I was horrified to learn today that a third of state schools in England are not teaching history past age 14. It appears 1,479 secondary schools did not enter any pupils for GCSE history. To clarify this for American readers, this is roughly the same as no history after Middle School. History is not a required subject at GCSE, but to not even offer it as an option is scandalous.

It is not entirely surprising, as there are a similar number of schools not teaching geography after 14 either. Nor is it surprising because the humanities subjects are undervalued by the education system as a whole. Everything is about English, Maths, and Science.

I’m not saying this because I teach a humanities subject. That Religious Education is on the fringe of the curriculum is no surprise. In most schools it is only there because the law requires it. Why this Government hasn’t abolished the requirement that RE be taught from Reception to Year 11, I don’t know. I’m not saying it should – I need to pay my mortgage. I just don’t understand why it hasn’t been targeted by the secularist apparatchiks at DfES. But I digress. . .

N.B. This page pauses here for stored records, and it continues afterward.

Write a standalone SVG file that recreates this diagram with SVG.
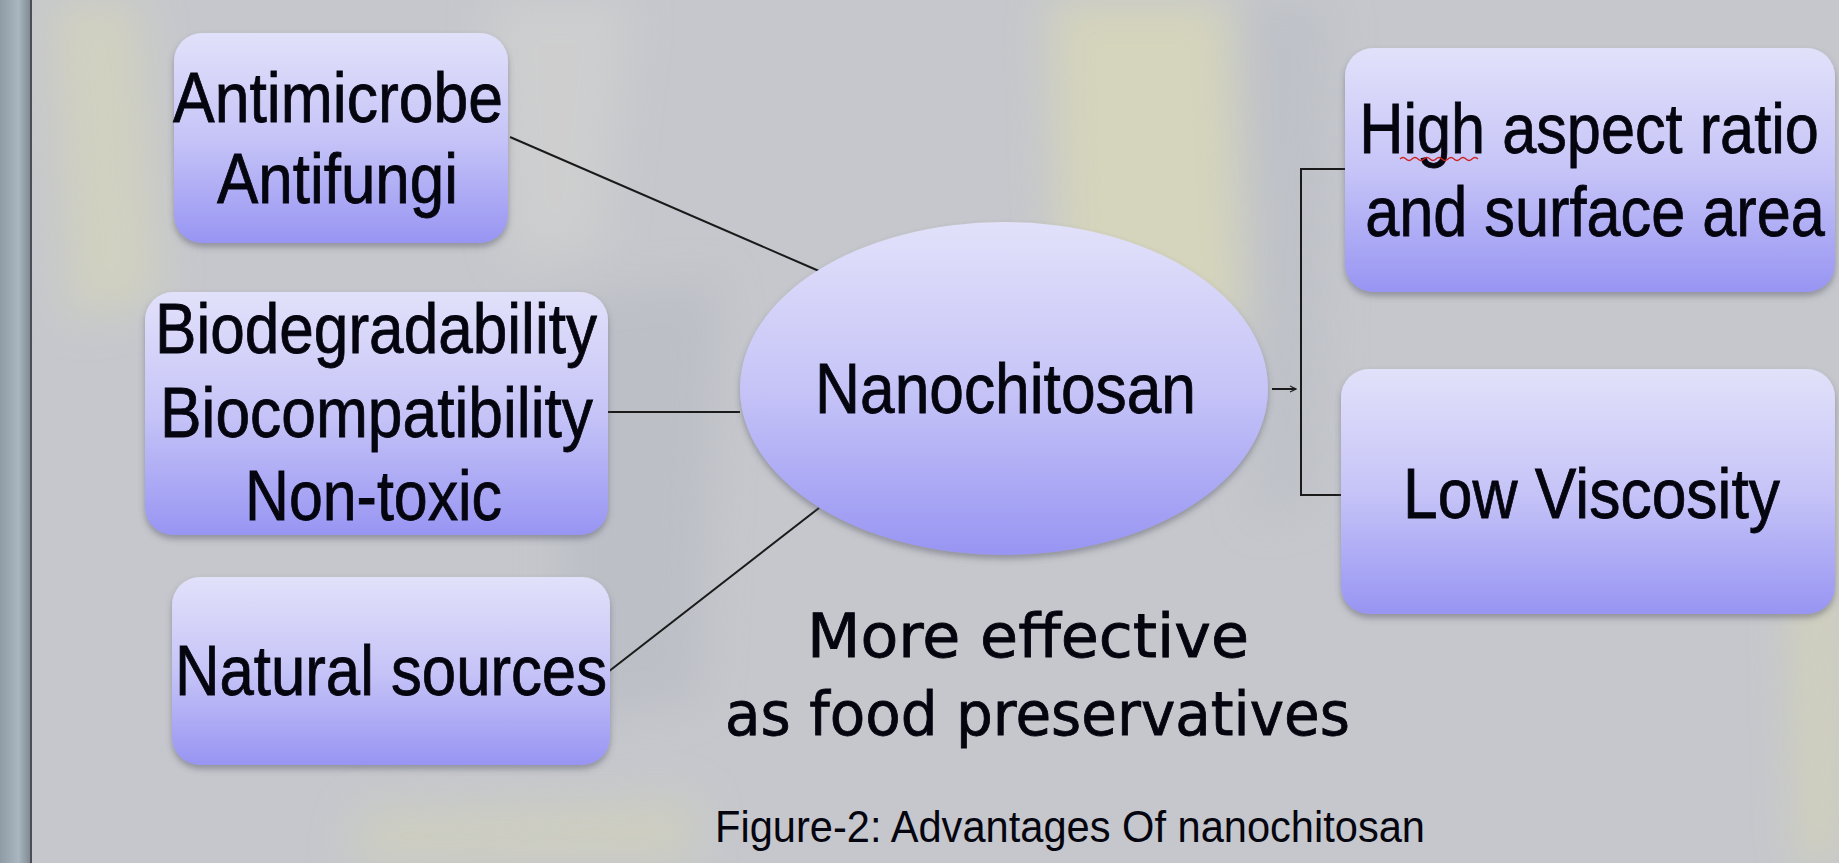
<svg xmlns="http://www.w3.org/2000/svg" width="1839" height="863" viewBox="0 0 1839 863">
  <defs>
    <linearGradient id="nodeFill" x1="0" y1="0" x2="0" y2="1">
      <stop offset="0" stop-color="#e2e1fa"/>
      <stop offset="0.5" stop-color="#c6c4f7"/>
      <stop offset="1" stop-color="#9895f3"/>
    </linearGradient>
    <linearGradient id="stripFill" x1="0" y1="0" x2="1" y2="0">
      <stop offset="0" stop-color="#8f9ca6"/>
      <stop offset="0.6" stop-color="#a9b6bf"/>
      <stop offset="1" stop-color="#7d8790"/>
    </linearGradient>
    <filter id="shadow" x="-10%" y="-10%" width="120%" height="125%">
      <feDropShadow dx="0" dy="4" stdDeviation="3" flood-color="#505060" flood-opacity="0.45"/>
    </filter>
    <filter id="soft" x="-50%" y="-50%" width="200%" height="200%">
      <feGaussianBlur stdDeviation="22"/>
    </filter>
    <marker id="arrow" markerWidth="8" markerHeight="8" refX="7" refY="4" orient="auto" markerUnits="userSpaceOnUse">
      <path d="M1,1 L7,4 L1,7" fill="none" stroke="#222" stroke-width="1.2"/>
    </marker>
    <style>
      .node { fill: url(#nodeFill); filter: url(#shadow); }
      .lbl { font-family: "Liberation Sans", Arial, sans-serif; font-size: 71px; fill: #05050f; stroke: #05050f; stroke-width: 0.8; text-anchor: middle; }
      .note { font-family: "Comic Sans MS", "DejaVu Sans", sans-serif; font-size: 60px; fill: #05050f; stroke: #05050f; stroke-width: 0.8; text-anchor: middle; }
      .cap { font-family: "Liberation Sans", Arial, sans-serif; font-size: 44px; fill: #05050f; text-anchor: middle; }
      .conn { stroke: #1a1a1a; stroke-width: 2; fill: none; }
    </style>
  </defs>

  <g id="background">
    <rect x="0" y="0" width="1839" height="863" fill="#c5c7cc"/>
    <g filter="url(#soft)" opacity="0.7">
      <path d="M1050,0 L1230,0 L1245,330 L1060,300 Z" fill="#dcdab6"/>
      <path d="M50,0 L140,0 L160,300 L70,320 Z" fill="#d6d5bc"/>
      <path d="M490,0 L630,0 L600,250 L510,260 Z" fill="#d2d2d0"/>
      <path d="M1790,470 L1839,450 L1839,863 L1800,863 Z" fill="#d8d6b2"/>
      <path d="M360,810 L700,800 L690,863 L350,863 Z" fill="#d2d1bb"/>
      <path d="M560,300 L720,280 L700,700 L560,720 Z" fill="#b9bcc4"/>
      <path d="M1240,0 L1330,0 L1320,500 L1255,520 Z" fill="#bcbfc6"/>
    </g>
    <rect x="0" y="0" width="31" height="863" fill="url(#stripFill)"/>
    <rect x="30" y="0" width="2" height="863" fill="#4a4e54"/>
  </g>

  <g id="connectors">
    <line class="conn" x1="510" y1="137" x2="819" y2="271"/>
    <line class="conn" x1="592" y1="412" x2="740" y2="412"/>
    <line class="conn" x1="608" y1="672" x2="819" y2="508"/>
    <line class="conn" x1="1272" y1="389" x2="1296" y2="389" stroke-width="1.5" marker-end="url(#arrow)"/>
    <path class="conn" d="M1345,169 H1301 V495 H1345"/>
  </g>

  <g id="node-antimicrobe">
    <rect class="node" x="174" y="33" width="334" height="210" rx="28"/>
    <text class="lbl" x="338" y="122" textLength="330" lengthAdjust="spacingAndGlyphs">Antimicrobe</text>
    <text class="lbl" x="337.5" y="203" textLength="241" lengthAdjust="spacingAndGlyphs">Antifungi</text>
  </g>

  <g id="node-bio">
    <rect class="node" x="145" y="292" width="463" height="243" rx="28"/>
    <text class="lbl" x="376" y="353" textLength="442" lengthAdjust="spacingAndGlyphs">Biodegradability</text>
    <text class="lbl" x="376.5" y="437" textLength="433" lengthAdjust="spacingAndGlyphs">Biocompatibility</text>
    <text class="lbl" x="373.5" y="520" textLength="257" lengthAdjust="spacingAndGlyphs">Non-toxic</text>
  </g>

  <g id="node-natural">
    <rect class="node" x="172" y="577" width="438" height="188" rx="28"/>
    <text class="lbl" x="391" y="695" textLength="432" lengthAdjust="spacingAndGlyphs">Natural sources</text>
  </g>

  <g id="node-nanochitosan">
    <ellipse class="node" cx="1004" cy="388.5" rx="264" ry="166.5"/>
    <text class="lbl" x="1005.5" y="413" textLength="381" lengthAdjust="spacingAndGlyphs">Nanochitosan</text>
  </g>

  <g id="node-aspect">
    <rect class="node" x="1345" y="48" width="490" height="244" rx="28"/>
    <text class="lbl" transform="translate(1589,153) scale(0.863,1)" x="0" y="0">High aspect ratio</text>
    <path d="M1400,159 q3,-3 6,0 t6,0 t6,0 t6,0 t6,0 t6,0 t6,0 t6,0 t6,0 t6,0 t6,0 t6,0 t6,0" fill="none" stroke="#d02020" stroke-width="1.3"/>
    <text class="lbl" transform="translate(1595,236) scale(0.863,1)" x="0" y="0">and surface area</text>
  </g>

  <g id="node-viscosity">
    <rect class="node" x="1341" y="369" width="494" height="245" rx="28"/>
    <text class="lbl" x="1591.5" y="518" textLength="377" lengthAdjust="spacingAndGlyphs">Low Viscosity</text>
  </g>

  <g id="note">
    <text class="note" x="1028" y="657" textLength="442" lengthAdjust="spacingAndGlyphs">More effective</text>
    <text class="note" x="1037.5" y="735" textLength="625" lengthAdjust="spacingAndGlyphs">as food preservatives</text>
  </g>

  <g id="caption">
    <text class="cap" x="1070" y="842" textLength="710" lengthAdjust="spacingAndGlyphs">Figure-2: Advantages  Of nanochitosan</text>
  </g>
</svg>
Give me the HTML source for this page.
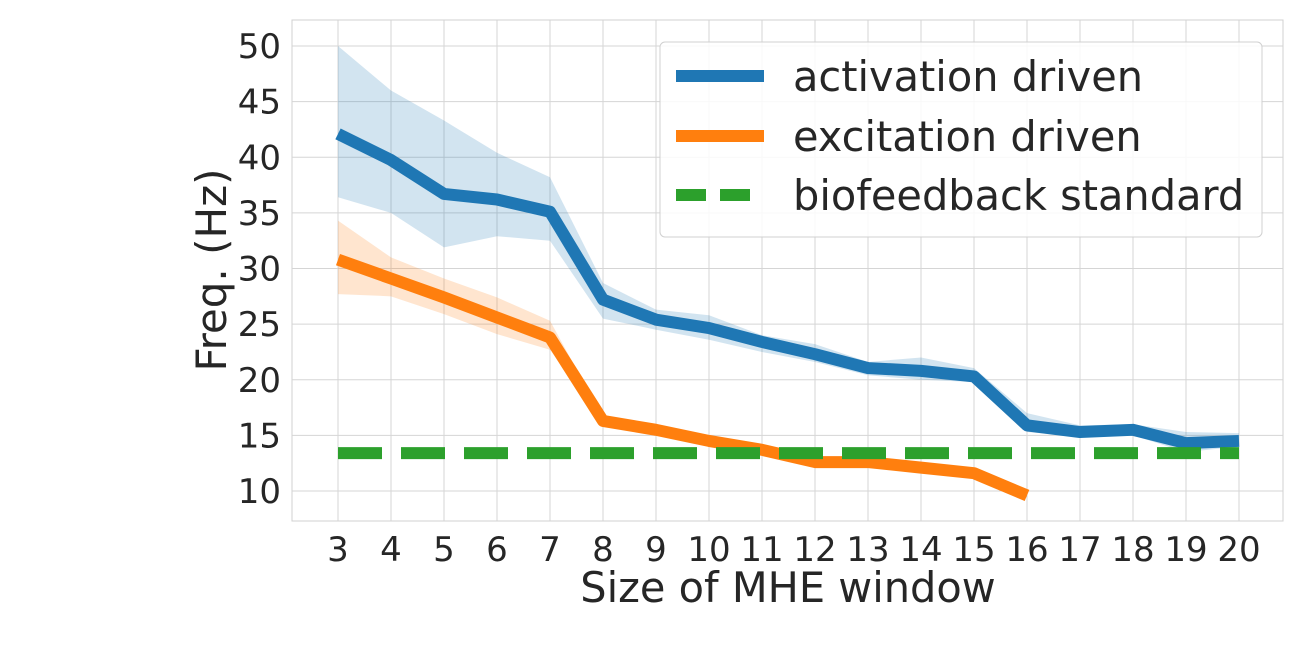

Even a secularist society should be able to see the need for history and geography. How else will they understand the world as it was and as it is? And particularly if students are going to ignore RE (the closest thing to philosophy, if it is taught well), history is the only other subject that provides them the opportunity to think. In other words, what does it matter if they learn English if they have nothing worthwhile in their brains to communicate?